The American dream promises that hard work and opportunity will lead to a better life. Although the specifics of what constitutes a better life vary from generation to generation, one constant is that children expect to do better—or at least to have a good chance at doing better—than their parents. Chetty et al. show that this dream did come true for children born in the middle of the 20th century, but only for half of children born in 1984 (see the Policy Forum by Katz and Krueger). A more even distribution of economic growth, rather than more growth, would allow more children to fulfill their dreams.
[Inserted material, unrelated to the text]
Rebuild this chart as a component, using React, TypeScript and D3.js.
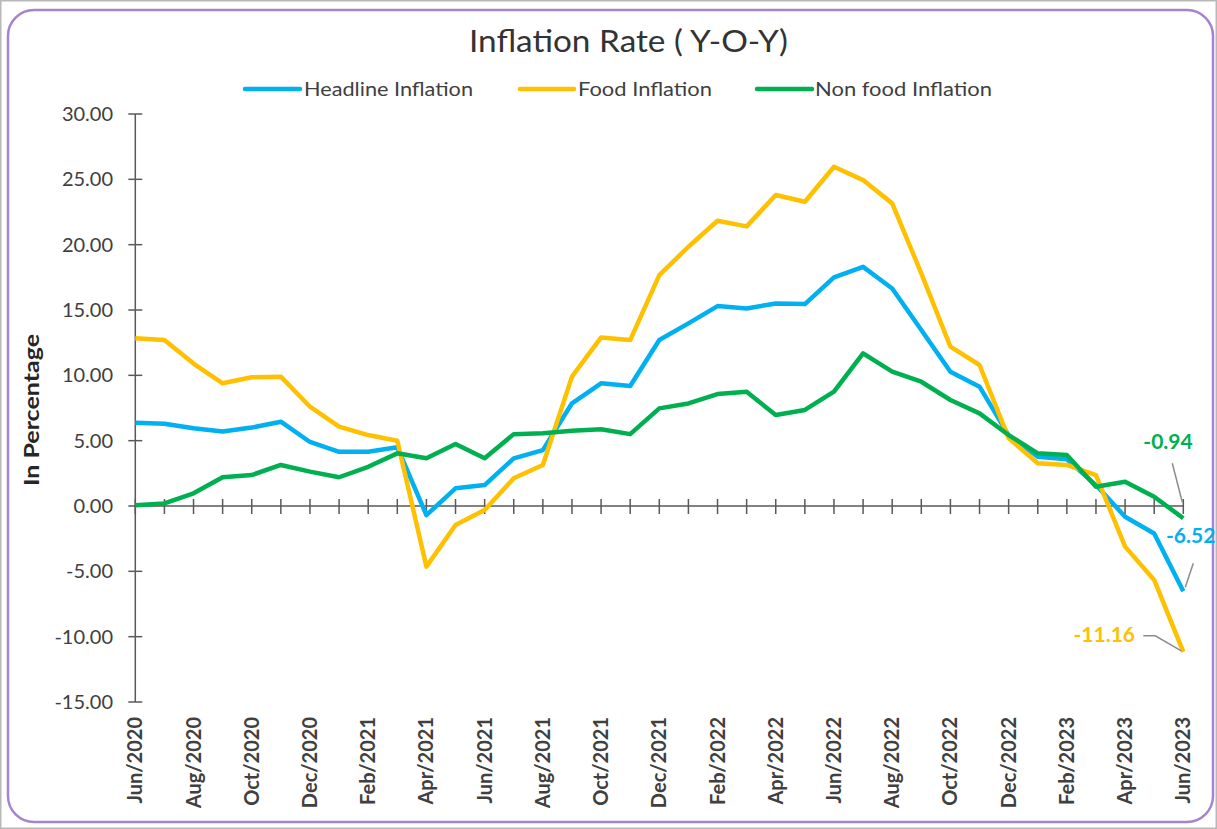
import React, { useEffect, useRef } from "react";
import * as d3 from "d3";

const months = [
  "Jun/2020","Jul/2020","Aug/2020","Sep/2020","Oct/2020","Nov/2020","Dec/2020","Jan/2021","Feb/2021","Mar/2021",
  "Apr/2021","May/2021","Jun/2021","Jul/2021","Aug/2021","Sep/2021","Oct/2021","Nov/2021","Dec/2021","Jan/2022",
  "Feb/2022","Mar/2022","Apr/2022","May/2022","Jun/2022","Jul/2022","Aug/2022","Sep/2022","Oct/2022","Nov/2022",
  "Dec/2022","Jan/2023","Feb/2023","Mar/2023","Apr/2023","May/2023","Jun/2023",
];

const headline = [
  6.37, 6.3, 5.95, 5.7, 6.0, 6.45, 4.9, 4.15, 4.15, 4.5,
  -0.7, 1.35, 1.6, 3.65, 4.28, 7.86, 9.39, 9.18, 12.7, 13.98,
  15.3, 15.12, 15.5, 15.45, 17.5, 18.3, 16.65, 13.47, 10.28, 9.13,
  5.4, 3.77, 3.57, 1.6, -0.82, -2.1, -6.52,
];

const food = [
  12.83, 12.7, 10.9, 9.39, 9.85, 9.9, 7.6, 6.07, 5.43, 5.0,
  -4.64, -1.45, -0.3, 2.12, 3.14, 9.9, 12.9, 12.7, 17.67, 19.84,
  21.83, 21.4, 23.8, 23.28, 25.96, 24.94, 23.16, 17.8, 12.19, 10.79,
  5.2, 3.27, 3.14, 2.37, -3.11, -5.66, -11.16,
];

const nonFood = [
  0.05, 0.2, 0.97, 2.2, 2.37, 3.14, 2.63, 2.2, 3.0, 4.03,
  3.65, 4.74, 3.65, 5.5, 5.56, 5.76, 5.87, 5.5, 7.47, 7.85,
  8.57, 8.75, 6.96, 7.35, 8.75, 11.68, 10.28, 9.51, 8.11, 7.09,
  5.43, 4.03, 3.9, 1.48, 1.86, 0.71, -0.94,
];

const yTicks = [30, 25, 20, 15, 10, 5, 0, -5, -10, -15];

const seriesNames = ["Headline Inflation", "Food Inflation", "Non food Inflation"];
const seriesColors = ["#00b0f0", "#ffc000", "#00b050"];
const seriesData = [headline, food, nonFood];

const W = 1217;
const H = 829;
const FONT = "Lato, 'Open Sans', sans-serif";

const fmt = (v: number) => d3.format(".2f")(v).replace("\u2212", "-");

export default function App() {
  const ref = useRef<SVGSVGElement>(null);

  useEffect(() => {
    const svg = d3.select(ref.current);
    svg.selectAll("*").remove();

    // frames
    svg.append("rect").attr("x", 0.5).attr("y", 0.5).attr("width", W - 1).attr("height", H - 1)
      .attr("fill", "#fff").attr("stroke", "#b8b8b8").attr("stroke-width", 2);
    svg.append("rect").attr("x", 8).attr("y", 10).attr("width", W - 12).attr("height", H - 17)
      .attr("rx", 26).attr("ry", 26)
      .attr("fill", "#fff").attr("stroke", "#a783cf").attr("stroke-width", 2.5);

    const x = d3.scaleLinear().domain([0, months.length - 1]).range([135.3, 1183.3]);
    const y = d3.scaleLinear().domain([-15, 30]).range([702, 114]);

    // title
    svg.append("text").attr("x", 469).attr("y", 52)
      .attr("font-family", FONT).attr("font-size", 30).attr("fill", "#333")
      .attr("textLength", 319).attr("lengthAdjust", "spacingAndGlyphs")
      .text("Inflation Rate ( Y-O-Y)");

    // legend
    const legendLine = [[245, 300], [520, 574], [757, 812]];
    const legendText = [[304, 169], [578, 134], [815, 177]];
    seriesNames.forEach((name, i) => {
      const g = svg.append("g");
      g.append("line").attr("x1", legendLine[i][0]).attr("x2", legendLine[i][1]).attr("y1", 89).attr("y2", 89)
        .attr("stroke", seriesColors[i]).attr("stroke-width", 4.5).attr("stroke-linecap", "round");
      g.append("text").attr("x", legendText[i][0]).attr("y", 96)
        .attr("font-family", FONT).attr("font-size", 19.5).attr("fill", "#404040")
        .attr("textLength", legendText[i][1]).attr("lengthAdjust", "spacingAndGlyphs")
        .text(name);
    });

    // y axis
    const axisColor = "#595959";
    svg.append("line").attr("x1", x(0)).attr("x2", x(0)).attr("y1", y(30)).attr("y2", y(-15))
      .attr("stroke", axisColor).attr("stroke-width", 1.5);
    yTicks.forEach((t) => {
      svg.append("line").attr("x1", x(0) - 7).attr("x2", x(0) + 7).attr("y1", y(t)).attr("y2", y(t))
        .attr("stroke", axisColor).attr("stroke-width", 1.5);
      svg.append("text").attr("x", 113).attr("y", y(t) + 7).attr("text-anchor", "end")
        .attr("font-family", FONT).attr("font-size", 20).attr("fill", "#404040")
        .text(fmt(t));
    });

    // y title
    svg.append("text").attr("transform", `translate(39, 410) rotate(-90)`).attr("text-anchor", "middle")
      .attr("font-family", FONT).attr("font-size", 21).attr("font-weight", "bold").attr("fill", "#262626")
      .attr("textLength", 152).attr("lengthAdjust", "spacingAndGlyphs")
      .text("In Percentage");

    // x axis at 0
    svg.append("line").attr("x1", x(0)).attr("x2", x(months.length - 1)).attr("y1", y(0)).attr("y2", y(0))
      .attr("stroke", axisColor).attr("stroke-width", 1.5);
    months.forEach((m, i) => {
      svg.append("line").attr("x1", x(i)).attr("x2", x(i)).attr("y1", y(0) - 7).attr("y2", y(0) + 8)
        .attr("stroke", axisColor).attr("stroke-width", 1.5);
      if (i % 2 === 0) {
        svg.append("text").attr("transform", `translate(${x(i) + 7}, 717) rotate(-90)`)
          .attr("text-anchor", "end")
          .attr("font-family", FONT).attr("font-size", 20).attr("font-weight", "bold").attr("fill", "#404040")
          .text(m);
      }
    });

    // lines
    const line = d3.line<number>().x((_, i) => x(i)).y((d) => y(d));
    seriesData.forEach((data, i) => {
      svg.append("path").datum(data).attr("d", line).attr("fill", "none")
        .attr("stroke", seriesColors[i]).attr("stroke-width", 4.5).attr("stroke-linejoin", "round");
    });

    // data labels with leaders
    const last = months.length - 1;
    const lx = x(last);
    const leader = "#8c8c8c";
    // non food
    svg.append("path").attr("d", `M${lx - 11},${y(nonFood[last]) - 55} L${lx - 1},${y(nonFood[last]) - 16}`)
      .attr("stroke", leader).attr("stroke-width", 1.5).attr("fill", "none");
    svg.append("text").attr("x", 1168).attr("y", 449).attr("text-anchor", "middle")
      .attr("font-family", FONT).attr("font-size", 21).attr("font-weight", "bold").attr("fill", "#00b050")
      .text(fmt(nonFood[last]));
    // headline
    svg.append("path").attr("d", `M${lx + 10},${y(headline[last]) - 28} L${lx + 2},${y(headline[last]) - 4}`)
      .attr("stroke", leader).attr("stroke-width", 1.5).attr("fill", "none");
    svg.append("text").attr("x", 1166).attr("y", 543).attr("text-anchor", "start")
      .attr("font-family", FONT).attr("font-size", 21).attr("font-weight", "bold").attr("fill", "#00b0f0")
      .text(fmt(headline[last]));
    // food
    svg.append("path").attr("d", `M${lx - 40},${y(food[last]) - 16} L${lx - 28},${y(food[last]) - 16} L${lx - 2},${y(food[last]) - 1}`)
      .attr("stroke", leader).attr("stroke-width", 1.5).attr("fill", "none");
    svg.append("text").attr("x", 1135).attr("y", 642).attr("text-anchor", "end")
      .attr("font-family", FONT).attr("font-size", 21).attr("font-weight", "bold").attr("fill", "#ffc000")
      .text(fmt(food[last]));
  }, []);

  return (
    <svg ref={ref} width={W} height={H}
      style={{ position: "absolute", left: 0, top: 0, display: "block", background: "#fff" }} />
  );
}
Science , this issue p. 398 ; see also p. 382
Abstract

We estimated rates of “absolute income mobility”—the fraction of children who earn more than their parents—by combining data from U.S. Census and Current Population Survey cross sections with panel data from de-identified tax records. We found that rates of absolute mobility have fallen from approximately 90% for children born in 1940 to 50% for children born in the 1980s. Increasing Gross Domestic Product (GDP) growth rates alone cannot restore absolute mobility to the rates experienced by children born in the 1940s. However, distributing current GDP growth more equally across income groups as in the 1940 birth cohort would reverse more than 70% of the decline in mobility. These results imply that reviving the “American dream” of high rates of absolute mobility would require economic growth that is shared more broadly across the income distribution.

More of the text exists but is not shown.